In a surprising move after a two-day monetary review meeting that ended Friday, the Bank of Japan adopted a negative interest rate policy in an attempt to revive the country’s economy. Japan is currently struggling with low inflation rates and weakness in the global economy, which threatens the fiscal reforms of Prime Minister Shinzo Abe directed towards combating deflation in the world’s third largest economy. (See also: Japan's Strategy To Fix Its Deflation Problem.)
The Bank of Japan stated a cut in deposit rates that the central bank pays to commercial banks. The move is intended to move excess reserves from 0.1% to negative 0.1%. The primary objective is to encourage borrowing and drive up inflation. They said in a statement, the objective of negative interest rates is to “pre-empt the manifestation of [downside] risk and to maintain momentum to achieve the price stability target of 2%.” It also said, “We will cut the interest rate further into negative territory if judged as necessary.”
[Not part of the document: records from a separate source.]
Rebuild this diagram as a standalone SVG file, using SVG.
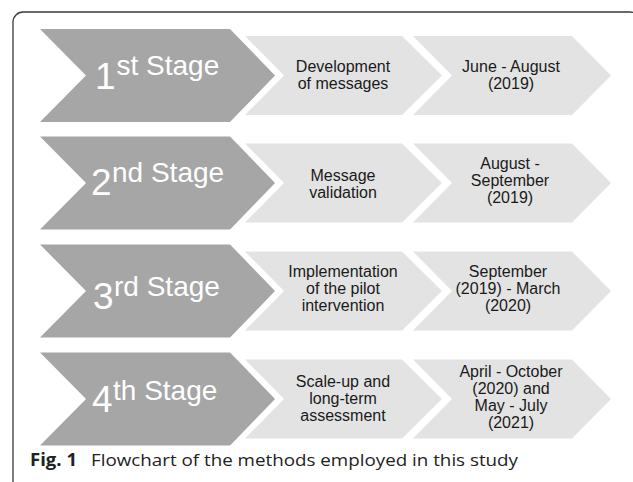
<svg xmlns="http://www.w3.org/2000/svg" width="633" height="482" viewBox="0 0 633 482">
  <style>
    .frame { fill: none; stroke: #3a3a3a; stroke-width: 1.3; }
    .stage { fill: #a6a6a6; }
    .step { fill: #e3e3e3; }
    .stg { font-family: "Liberation Sans", Arial, sans-serif; fill: #ffffff; }
    .num { font-size: 37px; }
    .suf { font-size: 28px; }
    .lbl { font-family: "Liberation Sans", Arial, sans-serif; font-size: 16px; fill: #1a1a1a; text-anchor: middle; }
    .cap { font-family: "Open Sans", "Noto Sans", sans-serif; font-size: 17px; fill: #222222; }
    .capb { font-weight: bold; }
  </style>
  <defs>
    <!-- chevron shapes, centred vertically on y=0 -->
    <polygon id="stageShape" points="40,-46.5 230,-46.5 275,0 230,46.5 40,46.5 86,0"/>
    <polygon id="stepA" points="245,-39.5 402,-39.5 442,0 402,39.5 245,39.5 284,0"/>
    <polygon id="stepB" points="413,-39.5 572,-39.5 611,0 572,39.5 413,39.5 452,0"/>
  </defs>

  <rect class="frame" x="13" y="12" width="627" height="520" rx="10" ry="10"/>

  <!-- Stage 1 -->
  <g id="stage1">
    <use href="#stageShape" class="stage" transform="translate(0,75.5)"/>
    <text class="stg"><tspan class="num" x="95" y="89">1</tspan><tspan class="suf" x="116.5" y="75">st Stage</tspan></text>
  </g>
  <g id="stage1-task">
    <use href="#stepA" class="step" transform="translate(0,75.5)"/>
    <text class="lbl"><tspan x="343" y="72">Development</tspan><tspan x="343" y="89">of messages</tspan></text>
  </g>
  <g id="stage1-period">
    <use href="#stepB" class="step" transform="translate(0,75.5)"/>
    <text class="lbl"><tspan x="511" y="72">June - August</tspan><tspan x="511" y="89">(2019)</tspan></text>
  </g>

  <!-- Stage 2 -->
  <g id="stage2">
    <use href="#stageShape" class="stage" transform="translate(0,183)"/>
    <text class="stg"><tspan class="num" x="91" y="195">2</tspan><tspan class="suf" x="112" y="182">nd Stage</tspan></text>
  </g>
  <g id="stage2-task">
    <use href="#stepA" class="step" transform="translate(0,183)"/>
    <text class="lbl"><tspan x="343" y="180.5">Message</tspan><tspan x="343" y="197.5">validation</tspan></text>
  </g>
  <g id="stage2-period">
    <use href="#stepB" class="step" transform="translate(0,183)"/>
    <text class="lbl"><tspan x="510" y="168.5">August -</tspan><tspan x="510" y="185.5">September</tspan><tspan x="510" y="202.5">(2019)</tspan></text>
  </g>

  <!-- Stage 3 -->
  <g id="stage3">
    <use href="#stageShape" class="stage" transform="translate(0,291)"/>
    <text class="stg"><tspan class="num" x="93" y="309">3</tspan><tspan class="suf" x="114" y="296">rd Stage</tspan></text>
  </g>
  <g id="stage3-task">
    <use href="#stepA" class="step" transform="translate(0,291)"/>
    <text class="lbl"><tspan x="343" y="277">Implementation</tspan><tspan x="343" y="294">of the pilot</tspan><tspan x="343" y="311">intervention</tspan></text>
  </g>
  <g id="stage3-period">
    <use href="#stepB" class="step" transform="translate(0,291)"/>
    <text class="lbl"><tspan x="508" y="277">September</tspan><tspan x="508" y="294">(2019) - March</tspan><tspan x="508" y="311">(2020)</tspan></text>
  </g>

  <!-- Stage 4 -->
  <g id="stage4">
    <use href="#stageShape" class="stage" transform="translate(0,399)"/>
    <text class="stg"><tspan class="num" x="92" y="412">4</tspan><tspan class="suf" x="113" y="400">th Stage</tspan></text>
  </g>
  <g id="stage4-task">
    <use href="#stepA" class="step" transform="translate(0,399)"/>
    <text class="lbl"><tspan x="343" y="386.5">Scale-up and</tspan><tspan x="343" y="403.5">long-term</tspan><tspan x="343" y="420.5">assessment</tspan></text>
  </g>
  <g id="stage4-period">
    <use href="#stepB" class="step" transform="translate(0,399)"/>
    <text class="lbl"><tspan x="511" y="376.5">April - October</tspan><tspan x="511" y="393.5">(2020) and</tspan><tspan x="511" y="410.5">May - July</tspan><tspan x="511" y="427.5">(2021)</tspan></text>
  </g>

  <!-- caption -->
  <g id="caption">
    <text class="cap capb" x="30" y="466" textLength="47" lengthAdjust="spacingAndGlyphs">Fig. 1</text>
    <text class="cap" x="91" y="466" textLength="427" lengthAdjust="spacingAndGlyphs">Flowchart of the methods employed in this study</text>
  </g>
</svg>
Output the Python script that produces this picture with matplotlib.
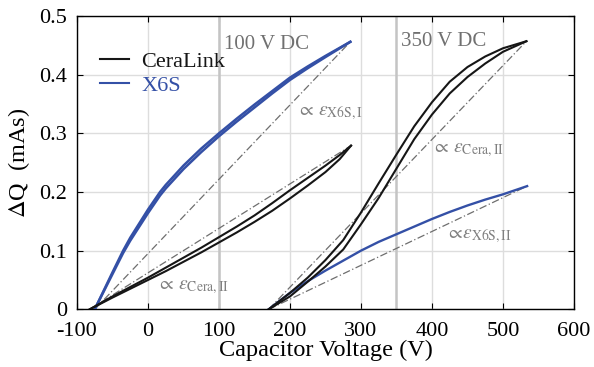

The Bank of Japan also announced it will keep its asset repurchasing program at the existing level of Y80 trillion annually.
Will Japan Reach Its 2% Inflation Target?
The central bank's move to adopt a negative interest rate policy indicates it is becoming desperate to achieve their target inflation of 2%. This has been the primary agenda for Prime Minister Shinzo Abe since the beginning of his term.
When Japan announced its quantitative easing program in 2013, the timeframe to achieve 2% inflation was 2015, but it was extended to late 2016 or early 2017 in October 2015. With the move announced on Friday, the timeframe to achieve this target has been pushed further back in 2017. The Bank of Japan believes that their economy “has continued to recover moderately.” However, the global stock market rout and persistent decline in oil prices have pared down their hope to achieve their inflation target.
Japanese Stock Market and Yen Gain
Investors were upbeat with the announcement. The Nikkei 225 is trading in the positive territory. At the same time, the yen depreciated by around 1.65% against the dollar to reach 120.75. A weaker yen is positive news for the export driven Japanese economy.
The worst performing sector after the announcement was the banking sector. Shares of Mitsubishi UFJ Financial Group lost 2.81% of its value, while Sumitomo Mitsui Financial Group was down by around 1.7%.
The Bottom Line
Japanese investors, however, had to face a highly volatile session on Friday, as stock markets first gained, then gave away gains as investors contemplated the implications of the move to the banking system. Takuya Takahashi, a strategist at Daiwa Securities, said, “Investors have had a hard time assessing what the BOJ's announcement means to the Japanese economy. After all, the market cheered the BOJ's decision as a weak yen is positive for Japan Inc.”